По реке
Нам предстояло проехать, пройти, проплыть Амударью, разделяющую собой две пустыни — Каракумы и Кызылкум — и дающую жизнь всему, что есть на ее берегах и далеко за их пределами.
Самолет удалялся от Ашхабада, направляясь на северо-восток, в сторону Керки, где Амударья, скатившись с гор, выливалась на равнину; и почти сразу после взлета мы понеслись над пустыней. Достаточно было взглянуть вниз, на бескрайнее грязно-желтое пространство и представить вынужденную посадку, чтобы понять, как благополучно человек научился миновать пустыню, но не жить в ней.
Еще вчера мы пролетали над пустынями рядом с Аралом, и стюардесса призвала желающих посмотреть направо... «В последние годы море пересыхает, — спокойно шуршали невидимые динамики. — Вы можете увидеть новые острова и появляющиеся отмели». И мы их увидели, еще не сознавая в полной мере, что означают эти «новые острова и появляющиеся отмели». Наше путешествие только начиналось, и осмыслить все это было некогда. Да и вряд ли мы могли это осмыслить вот так сразу, сверху, не пройдя положенный нам путь — по реке через три республики.
— Амударья! — тихо воскликнул сейчас кто-то. Это было у Керки...
Глава I. За стеной (Керки — Чарджоу)
Мы проникаем за стены города. Как просто это сделать! Ты приближаешься к воротам — пусть даже придется ожидать, когда их откроют, — но вот их отворяют, и городская стена, которую ты только что рассматривал, думая: «А что за ней?», уже за спиной.
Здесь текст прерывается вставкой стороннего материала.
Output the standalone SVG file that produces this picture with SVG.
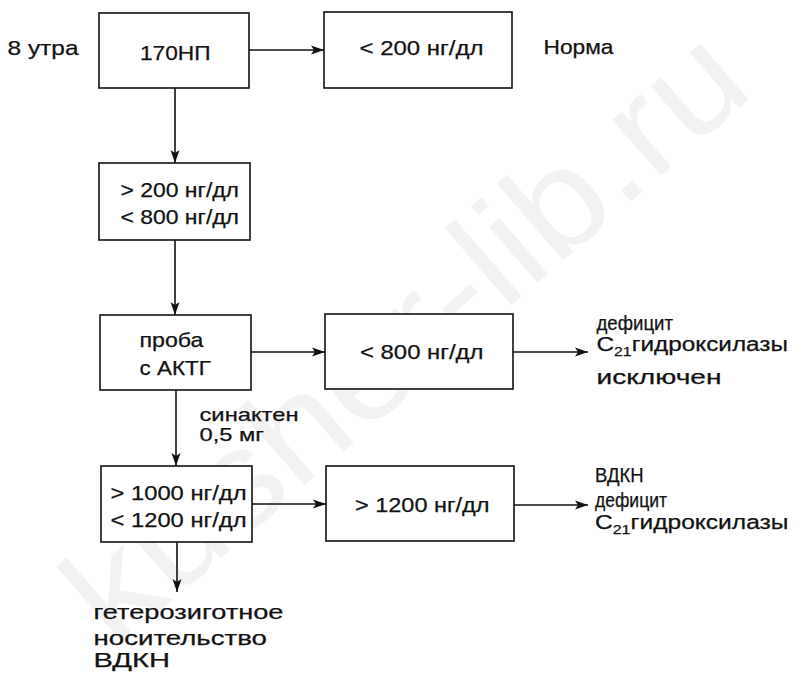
<svg xmlns="http://www.w3.org/2000/svg" width="809" height="674" viewBox="0 0 809 674">
<style>
  .box { fill: #fff; stroke: #111; stroke-width: 1.6; }
  text { font-family: "Liberation Sans", Arial, sans-serif; fill: #111; stroke: #111; stroke-width: 0.25; }
  .t { font-size: 21px; }
  .s { font-size: 20px; }
  .m { font-size: 19px; }
  .sub { font-size: 13px; }
  .wm { font-size: 140px; fill: #f2f2f2; stroke: none; }
  .conn line { stroke: #111; stroke-width: 1.6; marker-end: url(#arr); }
</style>
<defs>
  <marker id="arr" markerUnits="userSpaceOnUse" markerWidth="14" markerHeight="10" refX="13" refY="5" orient="auto">
    <path d="M0,0.5 L13,5 L0,9.5 L3,5 Z" fill="#111"/>
  </marker>
</defs>
<rect x="0" y="0" width="809" height="674" fill="#fff"/>
<text class="wm" x="115" y="650" transform="rotate(-41 115 650)" textLength="850" lengthAdjust="spacingAndGlyphs">kusher-lib.ru</text>

<g class="conn" id="connectors">
  <line x1="249" y1="50" x2="324" y2="50"/>
  <line x1="175" y1="88" x2="175" y2="163"/>
  <line x1="175" y1="240" x2="175" y2="315"/>
  <line x1="251" y1="352" x2="325" y2="352"/>
  <line x1="513" y1="352" x2="588" y2="352"/>
  <line x1="176" y1="390" x2="176" y2="466"/>
  <line x1="252" y1="504" x2="326" y2="504"/>
  <line x1="514" y1="505" x2="588" y2="505"/>
  <line x1="177" y1="542" x2="177" y2="592"/>
</g>

<g id="label-8am"><text class="t" x="7.5" y="55" textLength="71" lengthAdjust="spacingAndGlyphs">8 утра</text></g>

<g id="n1">
  <rect class="box" x="99" y="13" width="150" height="75"/>
  <text class="t" x="140" y="60" textLength="70.5" lengthAdjust="spacingAndGlyphs">170НП</text>
</g>
<g id="n2">
  <rect class="box" x="324" y="12" width="188" height="76"/>
  <text class="t" x="359.5" y="55" textLength="124" lengthAdjust="spacingAndGlyphs">&lt; 200 нг/дл</text>
</g>
<g id="label-norm"><text class="t" x="543.5" y="54" textLength="70" lengthAdjust="spacingAndGlyphs">Норма</text></g>

<g id="n3">
  <rect class="box" x="99" y="163" width="151" height="77"/>
  <text class="t" x="120.5" y="197" textLength="118.5" lengthAdjust="spacingAndGlyphs">&gt; 200 нг/дл</text>
  <text class="t" x="120.5" y="224" textLength="118.5" lengthAdjust="spacingAndGlyphs">&lt; 800 нг/дл</text>
</g>

<g id="n4">
  <rect class="box" x="100" y="315" width="151" height="75"/>
  <text class="t" x="139.5" y="346.5" textLength="64" lengthAdjust="spacingAndGlyphs">проба</text>
  <text class="t" x="139.5" y="375" textLength="71.5" lengthAdjust="spacingAndGlyphs">с АКТГ</text>
</g>
<g id="n5">
  <rect class="box" x="325" y="314" width="188" height="75"/>
  <text class="t" x="360" y="358.5" textLength="123.5" lengthAdjust="spacingAndGlyphs">&lt; 800 нг/дл</text>
</g>
<g id="label-excluded">
  <text class="s" x="596.5" y="330" textLength="76.5" lengthAdjust="spacingAndGlyphs">дефицит</text>
  <text class="s" x="596.5" y="351" textLength="191.5" lengthAdjust="spacingAndGlyphs">C<tspan class="sub" dy="5">21</tspan><tspan dy="-5">гидроксилазы</tspan></text>
  <text class="s" x="596.5" y="383.5" textLength="125" lengthAdjust="spacingAndGlyphs">исключен</text>
</g>

<g id="label-synacthen">
  <text class="m" x="199.5" y="420.5" textLength="99" lengthAdjust="spacingAndGlyphs">синактен</text>
  <text class="m" x="199.5" y="441" textLength="64.5" lengthAdjust="spacingAndGlyphs">0,5 мг</text>
</g>

<g id="n6">
  <rect class="box" x="101" y="466" width="151" height="76"/>
  <text class="t" x="110.5" y="499.5" textLength="136" lengthAdjust="spacingAndGlyphs">&gt; 1000 нг/дл</text>
  <text class="t" x="110.5" y="526.5" textLength="136" lengthAdjust="spacingAndGlyphs">&lt; 1200 нг/дл</text>
</g>
<g id="n7">
  <rect class="box" x="326" y="466" width="188" height="75"/>
  <text class="t" x="355" y="511.5" textLength="134.5" lengthAdjust="spacingAndGlyphs">&gt; 1200 нг/дл</text>
</g>
<g id="label-vdkn">
  <text class="s" x="595" y="481.5" textLength="48.5" lengthAdjust="spacingAndGlyphs">ВДКН</text>
  <text class="s" x="595" y="506.5" textLength="72" lengthAdjust="spacingAndGlyphs">дефицит</text>
  <text class="s" x="595" y="528.5" textLength="193.5" lengthAdjust="spacingAndGlyphs">C<tspan class="sub" dy="5">21</tspan><tspan dy="-5">гидроксилазы</tspan></text>
</g>

<g id="label-hetero">
  <text class="t" x="93.5" y="618.5" textLength="190" lengthAdjust="spacingAndGlyphs">гетерозиготное</text>
  <text class="t" x="93.5" y="645" textLength="173.5" lengthAdjust="spacingAndGlyphs">носительство</text>
  <text class="t" x="93.5" y="667" textLength="76.5" lengthAdjust="spacingAndGlyphs">ВДКН</text>
</g>
</svg>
Но стены нет... Нет ворот, ожидания и ясного мгновения, когда ты превращаешься из путника в жителя.
Так мы ходим по улицам Керки, не испытав этого мгновения, не став жителями, потому что стена другая. Она все-таки есть: круг жизни и разговоров города, который прожил свою историю без тебя. Разговоры непременны и необычны. Они для этого города и были бы странны в другом. И надо быть не ленивым путником, чтобы проникнуть за «стену».
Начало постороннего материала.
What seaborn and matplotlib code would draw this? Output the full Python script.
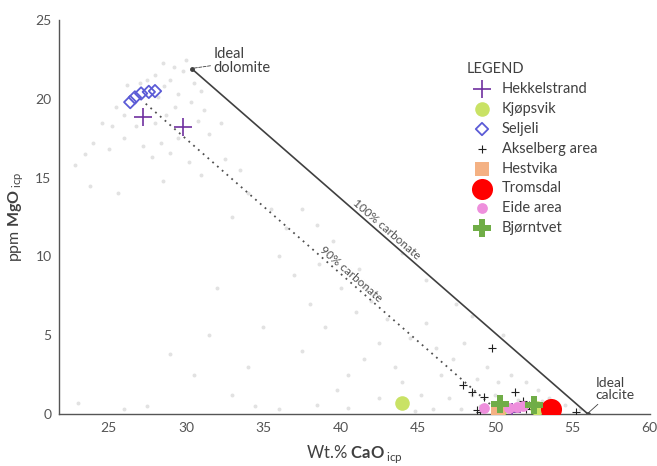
import matplotlib
matplotlib.use("Agg")
import matplotlib.pyplot as plt
from matplotlib.ticker import MultipleLocator
import seaborn as sns

# background database samples (CaO wt.%, MgO)
bg_cao = [28.5, 29.2, 29.8, 30.0, 28.0, 27.5, 29.0, 28.6, 30.5, 31.0, 29.5, 28.2, 27.0, 26.2,
          25.5, 26.0, 25.2, 24.6, 26.8, 28.0, 28.7, 29.3, 30.3, 31.2, 30.8, 29.5, 28.4, 27.2,
          26.0, 24.0, 23.5, 25.0, 27.8, 29.0, 30.2, 31.5, 32.3, 23.8, 25.6, 28.5, 31.0, 32.5,
          33.5, 22.8, 34.0, 35.5, 33.0, 36.5, 37.5, 38.5, 39.5, 36.0, 37.0, 38.6, 40.0, 41.2,
          42.0, 41.0, 43.0, 39.0, 35.0, 29.0, 30.5, 33.0, 27.5, 23.0, 26.0, 34.5, 36.0, 38.5,
          39.8, 40.5, 41.5, 42.5, 43.5, 44.5, 45.5, 46.2, 44.0, 42.5, 40.5, 45.2, 46.5, 47.3,
          48.0, 47.0, 46.0, 44.8, 38.0, 37.5, 45.5, 44.0, 47.5, 48.5, 50.5, 49.5, 48.8, 50.2,
          51.0, 52.0, 52.8, 53.5, 54.5, 55.5, 49.0, 50.0, 51.5, 52.5, 53.0, 47.8, 48.5, 32.0,
          34.0, 31.5]
bg_mgo = [22.3, 22.0, 21.8, 22.5, 21.5, 21.2, 21.2, 20.8, 21.0, 20.5, 20.3, 20.1, 21.0, 20.9,
          19.5, 19.0, 18.3, 18.5, 18.3, 18.5, 19.0, 19.5, 19.8, 19.3, 18.6, 17.5, 17.2, 17.0,
          17.5, 17.2, 16.5, 16.8, 16.3, 16.6, 16.0, 17.8, 18.5, 14.5, 14.0, 14.8, 15.2, 16.2,
          15.5, 15.8, 14.0, 13.0, 12.5, 11.8, 13.0, 12.0, 11.0, 10.0, 8.8, 9.5, 8.0, 9.2,
          7.2, 6.5, 6.0, 5.5, 5.5, 3.8, 2.5, 1.2, 0.5, 0.7, 0.3, 0.5, 0.3, 0.6,
          1.5, 2.5, 3.5, 4.5, 3.0, 4.8, 5.8, 4.2, 2.0, 1.0, 0.4, 1.2, 2.5, 3.5,
          4.5, 1.0, 0.3, 0.2, 7.0, 4.0, 8.5, 10.2, 7.0, 6.2, 5.0, 3.0, 2.2, 2.0,
          2.5, 2.0, 1.5, 1.0, 0.6, 0.3, 0.5, 1.2, 0.9, 0.3, 0.8, 0.3, 1.2, 8.0,
          3.0, 5.0]

# sample groups
hekkel_cao = [27.2, 29.8, 51.1]
hekkel_mgo = [18.85, 18.25, 0.1]
kjopsvik_cao = [44.0, 52.7, 50.3]
kjopsvik_mgo = [0.7, 0.4, 0.3]
seljeli_cao = [26.4, 26.7, 27.1, 27.6, 28.0]
seljeli_mgo = [19.8, 20.1, 20.35, 20.45, 20.5]
aksel_cao = [49.8, 47.9, 48.5, 49.3, 48.8, 51.3, 51.8, 52.2, 55.2, 50.6, 52.0, 49.0]
aksel_mgo = [4.2, 1.85, 1.4, 1.1, 0.25, 1.4, 0.8, 0.6, 0.15, 0.3, 0.3, 0.1]
hestvika_cao = [50.2]
hestvika_mgo = [0.05]
tromsdal_cao = [53.6]
tromsdal_mgo = [0.3]
eide_cao = [49.3, 51.4, 51.8, 50.9]
eide_mgo = [0.4, 0.45, 0.5, 0.35]
bjorn_cao = [50.3, 52.5]
bjorn_mgo = [0.65, 0.55]

# ideal end members: dolomite and calcite, 100 % and 90 % carbonate
line100_cao = [30.4, 56.0]
line100_mgo = [21.9, 0.0]
line90_cao = [27.4, 50.4]
line90_mgo = [19.7, 0.0]

sns.set_theme(style="white")
plt.rcParams["font.family"] = ["Lato", "DejaVu Sans"]
plt.rcParams["mathtext.fontset"] = "custom"
plt.rcParams["mathtext.rm"] = "Lato"
plt.rcParams["mathtext.bf"] = "Lato:bold"

txt = "#404040"
fig = plt.figure(figsize=(6.57, 4.66), dpi=100)
ax = fig.add_axes([0.090, 0.1116, 0.899, 0.845])

sns.scatterplot(x=bg_cao, y=bg_mgo, ax=ax, color="#e2e2e2", s=8, linewidth=0, zorder=1)

ax.plot(line100_cao, line100_mgo, color="#404040", lw=1.2, zorder=2)
ax.plot(line90_cao, line90_mgo, color="#505050", lw=1.3, ls=(0, (1, 2.5)), zorder=2)
ax.plot(line100_cao, line100_mgo, ls="none", marker="o", ms=2.5, color="#404040", zorder=2)

groups = [
    ("Hekkelstrand", hekkel_cao, hekkel_mgo, dict(marker="+", s=150, color="#7030a0", linewidth=1.2)),
    ("Kjøpsvik", kjopsvik_cao, kjopsvik_mgo, dict(marker="o", s=110, color="#c9e265", linewidth=0)),
    ("Seljeli", seljeli_cao, seljeli_mgo, dict(marker="D", s=40, facecolor="none", edgecolor="#5b5bd6", linewidth=1.3)),
    ("Akselberg area", aksel_cao, aksel_mgo, dict(marker="+", s=30, color="#202020", linewidth=0.8)),
    ("Hestvika", hestvika_cao, hestvika_mgo, dict(marker="s", s=90, color="#f4b183", linewidth=0)),
    ("Tromsdal", tromsdal_cao, tromsdal_mgo, dict(marker="o", s=230, color="#ff0000", linewidth=0)),
    ("Eide area", eide_cao, eide_mgo, dict(marker="o", s=60, color="#ee8fdc", linewidth=0)),
    ("Bjørntvet", bjorn_cao, bjorn_mgo, dict(marker="P", s=160, color="#70ad47", linewidth=0)),
]
for name, xs, ys, kw in groups:
    sns.scatterplot(x=xs, y=ys, ax=ax, label=name, zorder=3, **kw)

ax.set_xlim(21.8, 60)
ax.set_ylim(0, 25)
ax.xaxis.set_major_locator(MultipleLocator(5))
ax.yaxis.set_major_locator(MultipleLocator(5))
ax.yaxis.set_minor_locator(MultipleLocator(1))
ax.xaxis.set_minor_locator(MultipleLocator(1))
ax.tick_params(which="major", direction="inout", length=5, width=0.8, color="#555555",
               labelsize=10, labelcolor="#555555", pad=3)
ax.tick_params(which="minor", direction="in", length=2, width=0.6, color="#888888")
for side in ["top", "right"]:
    ax.spines[side].set_visible(False)
for side in ["left", "bottom"]:
    ax.spines[side].set_color("#555555")
    ax.spines[side].set_linewidth(1.0)

ax.set_xlabel(r"Wt.% $\mathbf{CaO}\,_{\mathrm{icp}}$", fontsize=12, color=txt)
ax.set_ylabel(r"ppm $\mathbf{MgO}\,_{\mathrm{icp}}$", fontsize=11.5, color=txt)
ax.xaxis.set_label_coords(0.5, -0.075)
ax.yaxis.set_label_coords(-0.056, 0.5)

ax.annotate("Ideal\ndolomite", xy=(30.45, 21.95), xytext=(31.8, 22.4), fontsize=10.5,
            color=txt, ha="left", va="center", linespacing=1.05,
            arrowprops=dict(arrowstyle="-", color="#404040", lw=0.6, ls="--", shrinkA=0, shrinkB=1))
ax.annotate("Ideal\ncalcite", xy=(56.0, 0.05), xytext=(56.5, 1.6), fontsize=10,
            color=txt, ha="left", va="center", linespacing=1.05,
            arrowprops=dict(arrowstyle="-", color="#404040", lw=0.6, shrinkA=0, shrinkB=1))
ax.text(43.0, 11.75, "100% carbonate", rotation=-41, rotation_mode="anchor",
        ha="center", va="center", fontsize=8.5, color="#505050")
ax.text(40.7, 8.85, "90% carbonate", rotation=-41, rotation_mode="anchor",
        ha="center", va="center", fontsize=8.5, color="#505050")

leg = ax.legend(title="LEGEND", loc="upper left", bbox_to_anchor=(0.690, 0.893),
                frameon=False, fontsize=10.5, title_fontsize=10.5, alignment="left",
                labelspacing=0.4, handletextpad=0.3, handlelength=2.1, borderaxespad=0,
                borderpad=0)
for t in leg.get_texts():
    t.set_color(txt)
leg.get_title().set_color(txt)

fig.savefig("out.png", dpi=100)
От реки — там стоит насос — на машине возят воду в глиняные дома: на полив и Тзить. Ведро — копейка. Те, что у самой реки, ходят сами — с коромыслами или гонят осликов с громадными бидонами, блестящими и звонкими, — но дальним лучше отдать копейку. Разговоры о зиме, о том, что гранатов в этом году не будет — деревья померзли до корней, и ветви ломаются с хрустом; о том, что скоро сев; и один из самых обычных разговоров: была вот в этом, например, месте города вода «бешеной»
Наш спутник ведет нас по улице к реке. Глиняные дома, солнце и множество детей. «Улица Пушкина», — написано по глине. И в детском шуме ни одного русского слова.
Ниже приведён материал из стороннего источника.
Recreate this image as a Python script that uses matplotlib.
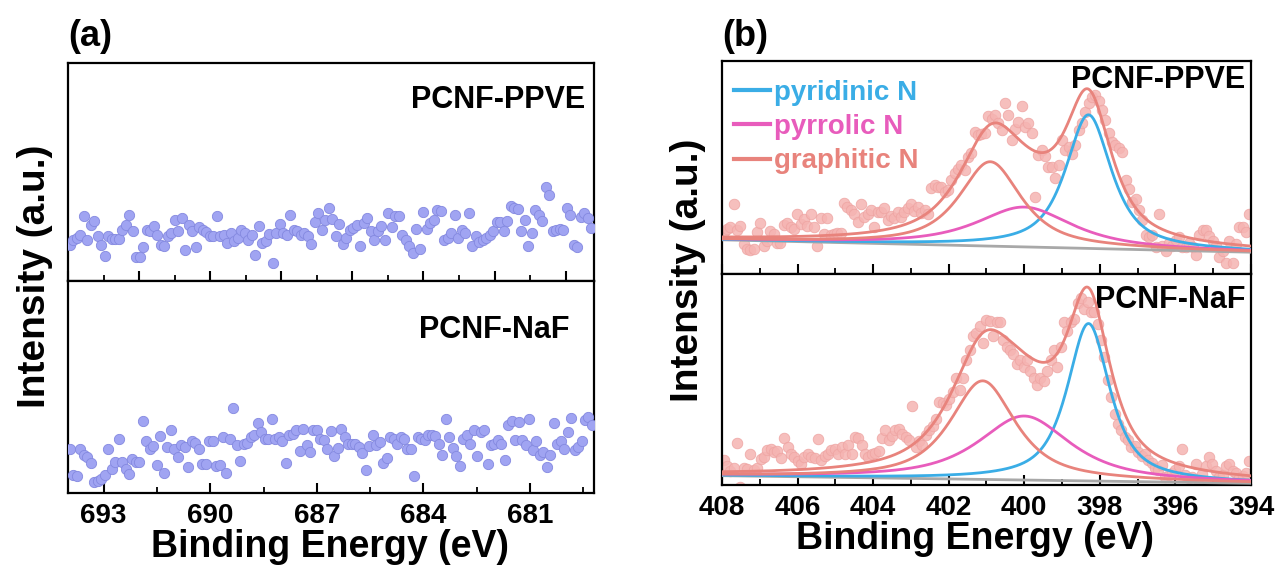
import numpy as np
import matplotlib.pyplot as plt
from matplotlib.ticker import MultipleLocator
from matplotlib.lines import Line2D

plt.rcParams['font.family'] = ['Liberation Sans', 'DejaVu Sans']
plt.rcParams['font.weight'] = 'bold'

# ---- panel (a): F 1s region, raw counts (a.u.) ----
f_ppve = [108, 123, 128, 138, 193, 123, 168, 178, 133, 108,
          75, 133, 125, 125, 125, 153, 168, 198, 148, 73,
          73, 101, 153, 148, 163, 138, 108, 105, 133, 143,
          183, 148, 188, 93, 168, 148, 103, 161, 153, 145,
          133, 133, 195, 133, 138, 113, 143, 118, 128, 153,
          143, 121, 138, 78, 165, 113, 118, 141, 55, 143,
          171, 143, 138, 198, 153, 148, 138, 143, 133, 110,
          175, 203, 151, 183, 218, 185, 133, 171, 111, 128,
          153, 158, 168, 105, 173, 188, 148, 123, 148, 165,
          123, 203, 161, 195, 193, 138, 123, 105, 85, 155,
          95, 205, 155, 173, 181, 213, 208, 123, 128, 143,
          198, 128, 151, 143, 203, 105, 133, 115, 123, 128,
          138, 148, 175, 175, 150, 178, 223, 218, 215, 148,
          181, 105, 143, 213, 198, 178, 281, 258, 148, 151,
          155, 153, 218, 198, 108, 101, 191, 203, 188, 158]

f_naf = [129, 53, 51, 129, 113, 106, 89, 33, 36, 41,
         53, 129, 71, 93, 159, 91, 71, 56, 101,
         91, 93, 213, 153, 131, 139, 83, 169, 59, 136,
         186, 131, 106, 143, 136, 76, 153, 149, 131, 86,
         86, 153, 153, 81, 83, 166, 59, 159, 251, 143,
         96, 146, 149, 166, 171, 206, 181, 161, 161, 219,
         161, 166, 153, 89, 171, 176, 186, 123, 189, 141,
         121, 186, 186, 161, 156, 131, 183, 111, 133, 189,
         166, 146, 146, 146, 136, 119, 69, 139, 173, 141,
         151, 89, 103, 166, 161, 146, 166, 161, 129, 129,
         51, 166, 161, 156, 171, 171, 169, 146, 113, 219,
         166, 133, 109, 81, 161, 171, 146, 186, 111, 181,
         186, 86, 143, 146, 156, 146, 99, 201, 213, 156,
         211, 156, 143, 219, 126, 153, 113, 121, 76, 113,
         206, 146, 153, 129, 181, 223, 126, 136, 153, 216,
         226, 201]

# ---- panel (b): N 1s region, raw counts (a.u.) ----
n_ppve = [125, 135, 140, 208, 132, 142, 90, 75, 72, 75,
          125, 152, 85, 100, 128, 118, 92, 92, 145, 152,
          140, 135, 178, 150, 165, 142, 180, 140, 85, 168,
          120, 168, 115, 120, 122, 122, 212, 200, 190, 180,
          155, 210, 170, 180, 192, 140, 185, 185, 198, 160,
          172, 168, 185, 170, 185, 198, 210, 188, 200, 182,
          192, 180, 258, 265, 260, 260, 245, 250, 282, 302,
          315, 325, 310, 350, 360, 425, 415, 418, 420, 472,
          462, 475, 450, 430, 512, 475, 400, 432, 455, 502,
          440, 450, 420, 230, 355, 370, 352, 320, 318, 288,
          325, 400, 370, 380, 358, 385, 430, 450, 485, 512,
          530, 535, 518, 490, 460, 420, 395, 385, 375, 365,
          282, 255, 215, 225, 190, 160, 115, 110, 115, 80,
          180, 85, 70, 92, 85, 102, 110, 80, 82, 92,
          80, 58, 115, 132, 130, 112, 100, 85, 50, 68,
          32, 100, 32, 90, 140, 140, 125, 180]

n_naf = [72, 55, 40, 50, 122, -5, 50, 45, 90, 42,
         50, 75, 80, 100, 105, 95, 98, 78, 135, 110,
         90, 82, 70, 60, 80, 90, 80, 78, 132, 72,
         85, 90, 100, 105, 90, 110, 90, 115, 90, 140,
         135, 115, 90, 80, 90, 92, 98, 135, 160, 130,
         142, 160, 162, 148, 140, 130, 228, 110, 128, 115,
         145, 160, 170, 190, 240, 238, 230, 250, 270, 310,
         275, 310, 360, 390, 430, 438, 460, 410, 478, 475,
         430, 470, 470, 420, 400, 390, 380, 350, 360, 340,
         360, 330, 310, 290, 310, 300, 330, 360, 390, 340,
         400, 470, 445, 470, 480, 525, 540, 510, 530, 500,
         500, 465, 420, 370, 305, 255, 205, 175, 160, 138,
         130, 110, 112, 95, 85, 90, 72, 65, 50, 42,
         58, 22, 30, 35, 42, 55, 105, 30, 20, 22,
         60, 0, 32, 55, 82, 60, 40, 22, 30, 55,
         62, 40, 35, 20, 25, 35, 70]

# fitted components: pyridinic, pyrrolic, graphitic
comp_names = ['pyridinic N', 'pyrrolic N', 'graphitic N']
ppve_center = [398.3, 400.0, 400.9]
ppve_height = [399, 119, 252]
ppve_fwhm = [1.45, 3.0, 1.95]
ppve_bg = [102, 65]       # background at 408 eV and 394 eV

naf_center = [398.3, 400.0, 401.1]
naf_height = [455, 185, 285]
naf_fwhm = [1.35, 2.9, 2.05]
naf_bg = [27, 5]

c_blue = '#3aade6'
c_mag = '#e85cbc'
c_sal = '#e8837c'
c_pt_a = '#a0a4f2'
c_pt_b = '#f5b4b2'


def pseudo_voigt(x, c, h, w, eta=0.8):
    lor = 1.0 / (1.0 + (2 * (x - c) / w) ** 2)
    gau = np.exp(-4 * np.log(2) * ((x - c) / w) ** 2)
    return h * (eta * lor + (1 - eta) * gau)


def style_axis(ax, major, minor, labels=True):
    for s in ax.spines.values():
        s.set_linewidth(1.6)
    ax.set_yticks([])
    ax.xaxis.set_major_locator(MultipleLocator(major))
    ax.xaxis.set_minor_locator(MultipleLocator(minor))
    ax.tick_params(axis='x', which='major', direction='in', length=7, width=1.5,
                   labelsize=20, pad=7, labelbottom=labels)
    ax.tick_params(axis='x', which='minor', direction='in', length=4, width=1.3)


fig = plt.figure(figsize=(12.79, 5.75), dpi=100)

# panel (a)
ax1 = fig.add_axes([0.0532, 0.5113, 0.4113, 0.3791])
ax2 = fig.add_axes([0.0532, 0.1426, 0.4113, 0.3687])
e1 = np.linspace(693.95, 679.28, len(f_ppve))
e2 = np.linspace(693.95, 679.26, len(f_naf))
ax1.scatter(e1, f_ppve, s=55, color=c_pt_a, edgecolor='#8489e0', linewidth=0.6, zorder=3)
ax2.scatter(e2, f_naf, s=55, color=c_pt_a, edgecolor='#8489e0', linewidth=0.6, zorder=3)
for ax, top in ((ax1, 651), (ax2, 628)):
    ax.set_xlim(694.0, 679.2)
    ax.set_ylim(0, top)
style_axis(ax1, 2, 1, labels=False)
style_axis(ax2, 3, 1.5)
ax1.text(0.983, 0.83, 'PCNF-PPVE', transform=ax1.transAxes, ha='right', va='center',
         fontsize=22, fontweight='bold')
ax2.text(0.954, 0.769, 'PCNF-NaF', transform=ax2.transAxes, ha='right', va='center',
         fontsize=22, fontweight='bold')

# panel (b)
ax3 = fig.add_axes([0.5645, 0.5235, 0.4136, 0.3704])
ax4 = fig.add_axes([0.5645, 0.1565, 0.4136, 0.3670])
xf = np.linspace(408, 394, 700)
for ax, pts, cen, hei, fw, bg, top in ((ax3, n_ppve, ppve_center, ppve_height, ppve_fwhm, ppve_bg, 636),
                                       (ax4, n_naf, naf_center, naf_height, naf_fwhm, naf_bg, 610)):
    e = np.linspace(407.96, 394.04, len(pts))
    ax.scatter(e, pts, s=58, color=c_pt_b, edgecolor='#eea3a1', linewidth=0.6,
               alpha=0.85, zorder=2)
    base = np.interp(xf, [394, 408], [bg[1], bg[0]])
    ax.plot(xf, base, color='#a8a8a8', lw=2, zorder=3)
    total = base.copy()
    for c, h, w, col in zip(cen, hei, fw, [c_blue, c_mag, c_sal]):
        comp = pseudo_voigt(xf, c, h, w)
        total += comp
        ax.plot(xf, base + comp, color=col, lw=2, zorder=4)
    ax.plot(xf, total, color=c_sal, lw=2, zorder=5)
    ax.set_xlim(408, 394)
    ax.set_ylim(0, top)
style_axis(ax3, 2, 1, labels=False)
style_axis(ax4, 2, 1)
ax3.text(0.989, 0.91, 'PCNF-PPVE', transform=ax3.transAxes, ha='right', va='center',
         fontsize=22, fontweight='bold')
ax4.text(0.989, 0.876, 'PCNF-NaF', transform=ax4.transAxes, ha='right', va='center',
         fontsize=22, fontweight='bold')

handles = [Line2D([], [], color=col, lw=3) for col in (c_blue, c_mag, c_sal)]
ax3.legend(handles, comp_names, loc='upper left', bbox_to_anchor=(-0.025, 1.03),
           frameon=False, handlelength=1.3, handletextpad=0.15,
           labelspacing=0.3, labelcolor=[c_blue, c_mag, c_sal],
           prop={'weight': 'bold', 'size': 20})

# labels
fig.text(0.053, 0.937, '(a)', fontsize=26, fontweight='bold', ha='left', va='center')
fig.text(0.5645, 0.937, '(b)', fontsize=26, fontweight='bold', ha='left', va='center')
fig.text(0.258, 0.048, 'Binding Energy (eV)', fontsize=27, fontweight='bold', ha='center', va='center')
fig.text(0.762, 0.062, 'Binding Energy (eV)', fontsize=27, fontweight='bold', ha='center', va='center')
fig.text(0.027, 0.52, 'Intensity (a.u.)', fontsize=28, fontweight='bold', rotation=90,
         ha='center', va='center')
fig.text(0.538, 0.53, 'Intensity (a.u.)', fontsize=28, fontweight='bold', rotation=90,
         ha='center', va='center')

fig.savefig('out.png', dpi=100)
Дома только кажутся маленькими. На самом деле потолки в них высоки, даже непривычно высоки, — еще и оттого, что сидишь на полу, — и у каждой семьи, по крайней мере, четыре комнаты. Есть и пять, и шесть, и обязательный двор. Всего лишь глина — дерева на постройку идет мало, — глина, вода и камыш, но дом обходится не меньше чем в три тысячи. Строят его, как у нас уж почти не встретишь, — всем миром. У начинающего строиться собирается обязательный совет стариков: думают, приглашают людей самых умелых (сейчас, кстати, в комнате для гостей модно расписывать стены — есть и такой мастер), потом будет той
«Так не бывает», — серьезно отвечает наш спутник, но не удивляется вопросу. Толик, инструктор в Керкинском райкоме комсомола, родился здесь, отец туркмен, мать русская. Очень сильный — у него первый разряд по самбо, сила же здесь предмет особой гордости, и, наверное, еще и от этого он очень спокоен. Впрочем, спокойствие, пожалуй, самая общая и ясная черта местных жителей. Толик объясняет, что, если приглашенный хоть однажды не пришел, его никогда больше не позовут, но и к нему никто не придет никогда. Прощения просто не бывает, никогда не было. И мало таких, почти нет.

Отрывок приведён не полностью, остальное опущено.